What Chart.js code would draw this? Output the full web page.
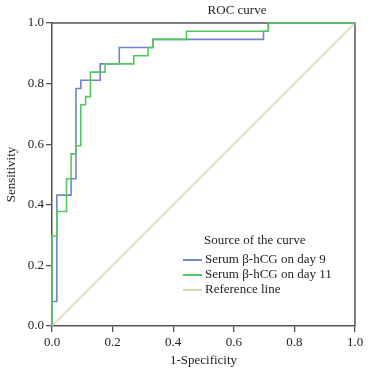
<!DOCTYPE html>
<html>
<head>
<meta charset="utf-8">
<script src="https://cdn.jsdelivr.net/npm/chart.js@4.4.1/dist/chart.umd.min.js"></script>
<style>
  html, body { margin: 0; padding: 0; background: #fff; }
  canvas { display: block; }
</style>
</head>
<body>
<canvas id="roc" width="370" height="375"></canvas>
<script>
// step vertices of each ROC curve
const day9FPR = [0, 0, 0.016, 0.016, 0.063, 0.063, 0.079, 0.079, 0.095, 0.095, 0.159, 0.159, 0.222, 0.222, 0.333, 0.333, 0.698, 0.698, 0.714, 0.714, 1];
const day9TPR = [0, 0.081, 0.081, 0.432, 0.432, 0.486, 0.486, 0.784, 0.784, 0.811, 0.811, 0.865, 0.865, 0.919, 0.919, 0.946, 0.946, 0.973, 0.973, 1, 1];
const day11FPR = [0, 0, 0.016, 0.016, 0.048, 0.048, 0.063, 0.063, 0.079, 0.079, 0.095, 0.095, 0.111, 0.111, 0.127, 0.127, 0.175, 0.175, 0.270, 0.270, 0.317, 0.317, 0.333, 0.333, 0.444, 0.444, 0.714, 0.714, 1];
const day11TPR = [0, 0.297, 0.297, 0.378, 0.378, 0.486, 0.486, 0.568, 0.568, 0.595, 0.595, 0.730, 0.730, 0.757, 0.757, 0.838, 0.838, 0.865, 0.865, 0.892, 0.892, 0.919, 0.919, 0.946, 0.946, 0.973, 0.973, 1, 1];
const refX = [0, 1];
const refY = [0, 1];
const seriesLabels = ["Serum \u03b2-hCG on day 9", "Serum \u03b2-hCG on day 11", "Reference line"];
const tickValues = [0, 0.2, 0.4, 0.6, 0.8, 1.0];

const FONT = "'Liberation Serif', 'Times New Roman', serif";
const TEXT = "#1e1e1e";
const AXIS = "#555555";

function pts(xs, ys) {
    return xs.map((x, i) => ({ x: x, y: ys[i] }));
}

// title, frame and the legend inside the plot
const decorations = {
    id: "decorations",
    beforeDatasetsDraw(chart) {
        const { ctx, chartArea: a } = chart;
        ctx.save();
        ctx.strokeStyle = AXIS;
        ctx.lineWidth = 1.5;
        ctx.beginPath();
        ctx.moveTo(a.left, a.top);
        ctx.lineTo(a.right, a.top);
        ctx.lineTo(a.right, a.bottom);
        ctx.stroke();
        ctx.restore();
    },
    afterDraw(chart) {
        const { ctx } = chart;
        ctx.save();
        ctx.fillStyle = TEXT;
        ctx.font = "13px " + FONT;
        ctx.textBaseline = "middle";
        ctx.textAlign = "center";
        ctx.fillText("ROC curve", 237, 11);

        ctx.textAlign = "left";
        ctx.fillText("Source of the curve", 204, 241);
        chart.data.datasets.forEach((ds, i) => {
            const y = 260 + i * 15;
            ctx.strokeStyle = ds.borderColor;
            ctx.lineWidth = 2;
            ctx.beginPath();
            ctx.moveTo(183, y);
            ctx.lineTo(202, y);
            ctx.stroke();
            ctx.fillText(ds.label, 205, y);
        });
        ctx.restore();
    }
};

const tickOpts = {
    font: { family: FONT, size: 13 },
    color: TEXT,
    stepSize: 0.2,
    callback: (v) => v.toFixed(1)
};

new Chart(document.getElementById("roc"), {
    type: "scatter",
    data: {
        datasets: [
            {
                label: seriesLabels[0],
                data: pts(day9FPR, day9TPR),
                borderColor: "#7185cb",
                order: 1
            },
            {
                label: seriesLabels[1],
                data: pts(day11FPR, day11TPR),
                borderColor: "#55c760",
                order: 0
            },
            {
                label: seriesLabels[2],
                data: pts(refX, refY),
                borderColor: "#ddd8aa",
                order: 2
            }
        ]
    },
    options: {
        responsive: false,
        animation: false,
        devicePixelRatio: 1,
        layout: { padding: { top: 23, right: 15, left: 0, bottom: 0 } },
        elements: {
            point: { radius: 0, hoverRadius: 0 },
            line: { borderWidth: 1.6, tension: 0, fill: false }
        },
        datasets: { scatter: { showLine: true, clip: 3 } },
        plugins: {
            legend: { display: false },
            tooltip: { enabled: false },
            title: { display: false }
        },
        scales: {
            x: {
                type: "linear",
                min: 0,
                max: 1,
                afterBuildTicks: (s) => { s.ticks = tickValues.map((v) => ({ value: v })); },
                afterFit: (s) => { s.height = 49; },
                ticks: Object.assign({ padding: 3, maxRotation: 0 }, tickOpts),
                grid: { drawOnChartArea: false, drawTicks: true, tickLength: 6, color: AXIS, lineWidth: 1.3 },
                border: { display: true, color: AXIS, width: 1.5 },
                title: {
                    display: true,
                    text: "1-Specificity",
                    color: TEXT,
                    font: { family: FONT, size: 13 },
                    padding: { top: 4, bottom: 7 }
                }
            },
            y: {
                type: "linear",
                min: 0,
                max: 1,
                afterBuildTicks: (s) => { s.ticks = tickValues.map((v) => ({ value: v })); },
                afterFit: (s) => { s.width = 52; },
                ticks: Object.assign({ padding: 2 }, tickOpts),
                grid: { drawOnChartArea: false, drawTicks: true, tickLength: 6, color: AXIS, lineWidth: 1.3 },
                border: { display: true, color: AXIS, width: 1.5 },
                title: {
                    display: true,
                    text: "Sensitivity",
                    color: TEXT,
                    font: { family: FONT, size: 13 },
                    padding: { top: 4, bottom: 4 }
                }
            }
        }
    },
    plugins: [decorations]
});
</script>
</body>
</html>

EXERCISE INSTRUCTIONS ▸
Every line is to be duplicated exactly, though pictures stay out.

ANSWER TO THE PROBLEM ▸
What Chart.js code would draw this? Output the full web page.
<!DOCTYPE html>
<html>
<head>
<meta charset="utf-8">
<script src="https://cdn.jsdelivr.net/npm/chart.js@4.4.1/dist/chart.umd.min.js"></script>
<style>
  html, body { margin: 0; padding: 0; background: #fff; }
  canvas { display: block; }
</style>
</head>
<body>
<canvas id="roc" width="370" height="375"></canvas>
<script>
// step vertices of each ROC curve
const day9FPR = [0, 0, 0.016, 0.016, 0.063, 0.063, 0.079, 0.079, 0.095, 0.095, 0.159, 0.159, 0.222, 0.222, 0.333, 0.333, 0.698, 0.698, 0.714, 0.714, 1];
const day9TPR = [0, 0.081, 0.081, 0.432, 0.432, 0.486, 0.486, 0.784, 0.784, 0.811, 0.811, 0.865, 0.865, 0.919, 0.919, 0.946, 0.946, 0.973, 0.973, 1, 1];
const day11FPR = [0, 0, 0.016, 0.016, 0.048, 0.048, 0.063, 0.063, 0.079, 0.079, 0.095, 0.095, 0.111, 0.111, 0.127, 0.127, 0.175, 0.175, 0.270, 0.270, 0.317, 0.317, 0.333, 0.333, 0.444, 0.444, 0.714, 0.714, 1];
const day11TPR = [0, 0.297, 0.297, 0.378, 0.378, 0.486, 0.486, 0.568, 0.568, 0.595, 0.595, 0.730, 0.730, 0.757, 0.757, 0.838, 0.838, 0.865, 0.865, 0.892, 0.892, 0.919, 0.919, 0.946, 0.946, 0.973, 0.973, 1, 1];
const refX = [0, 1];
const refY = [0, 1];
const seriesLabels = ["Serum \u03b2-hCG on day 9", "Serum \u03b2-hCG on day 11", "Reference line"];
const tickValues = [0, 0.2, 0.4, 0.6, 0.8, 1.0];

const FONT = "'Liberation Serif', 'Times New Roman', serif";
const TEXT = "#1e1e1e";
const AXIS = "#555555";

function pts(xs, ys) {
    return xs.map((x, i) => ({ x: x, y: ys[i] }));
}

// title, frame and the legend inside the plot
const decorations = {
    id: "decorations",
    beforeDatasetsDraw(chart) {
        const { ctx, chartArea: a } = chart;
        ctx.save();
        ctx.strokeStyle = AXIS;
        ctx.lineWidth = 1.5;
        ctx.beginPath();
        ctx.moveTo(a.left, a.top);
        ctx.lineTo(a.right, a.top);
        ctx.lineTo(a.right, a.bottom);
        ctx.stroke();
        ctx.restore();
    },
    afterDraw(chart) {
        const { ctx } = chart;
        ctx.save();
        ctx.fillStyle = TEXT;
        ctx.font = "13px " + FONT;
        ctx.textBaseline = "middle";
        ctx.textAlign = "center";
        ctx.fillText("ROC curve", 237, 11);

        ctx.textAlign = "left";
        ctx.fillText("Source of the curve", 204, 241);
        chart.data.datasets.forEach((ds, i) => {
            const y = 260 + i * 15;
            ctx.strokeStyle = ds.borderColor;
            ctx.lineWidth = 2;
            ctx.beginPath();
            ctx.moveTo(183, y);
            ctx.lineTo(202, y);
            ctx.stroke();
            ctx.fillText(ds.label, 205, y);
        });
        ctx.restore();
    }
};

const tickOpts = {
    font: { family: FONT, size: 13 },
    color: TEXT,
    stepSize: 0.2,
    callback: (v) => v.toFixed(1)
};

new Chart(document.getElementById("roc"), {
    type: "scatter",
    data: {
        datasets: [
            {
                label: seriesLabels[0],
                data: pts(day9FPR, day9TPR),
                borderColor: "#7185cb",
                order: 1
            },
            {
                label: seriesLabels[1],
                data: pts(day11FPR, day11TPR),
                borderColor: "#55c760",
                order: 0
            },
            {
                label: seriesLabels[2],
                data: pts(refX, refY),
                borderColor: "#ddd8aa",
                order: 2
            }
        ]
    },
    options: {
        responsive: false,
        animation: false,
        devicePixelRatio: 1,
        layout: { padding: { top: 23, right: 15, left: 0, bottom: 0 } },
        elements: {
            point: { radius: 0, hoverRadius: 0 },
            line: { borderWidth: 1.6, tension: 0, fill: false }
        },
        datasets: { scatter: { showLine: true, clip: 3 } },
        plugins: {
            legend: { display: false },
            tooltip: { enabled: false },
            title: { display: false }
        },
        scales: {
            x: {
                type: "linear",
                min: 0,
                max: 1,
                afterBuildTicks: (s) => { s.ticks = tickValues.map((v) => ({ value: v })); },
                afterFit: (s) => { s.height = 49; },
                ticks: Object.assign({ padding: 3, maxRotation: 0 }, tickOpts),
                grid: { drawOnChartArea: false, drawTicks: true, tickLength: 6, color: AXIS, lineWidth: 1.3 },
                border: { display: true, color: AXIS, width: 1.5 },
                title: {
                    display: true,
                    text: "1-Specificity",
                    color: TEXT,
                    font: { family: FONT, size: 13 },
                    padding: { top: 4, bottom: 7 }
                }
            },
            y: {
                type: "linear",
                min: 0,
                max: 1,
                afterBuildTicks: (s) => { s.ticks = tickValues.map((v) => ({ value: v })); },
                afterFit: (s) => { s.width = 52; },
                ticks: Object.assign({ padding: 2 }, tickOpts),
                grid: { drawOnChartArea: false, drawTicks: true, tickLength: 6, color: AXIS, lineWidth: 1.3 },
                border: { display: true, color: AXIS, width: 1.5 },
                title: {
                    display: true,
                    text: "Sensitivity",
                    color: TEXT,
                    font: { family: FONT, size: 13 },
                    padding: { top: 4, bottom: 4 }
                }
            }
        }
    },
    plugins: [decorations]
});
</script>
</body>
</html>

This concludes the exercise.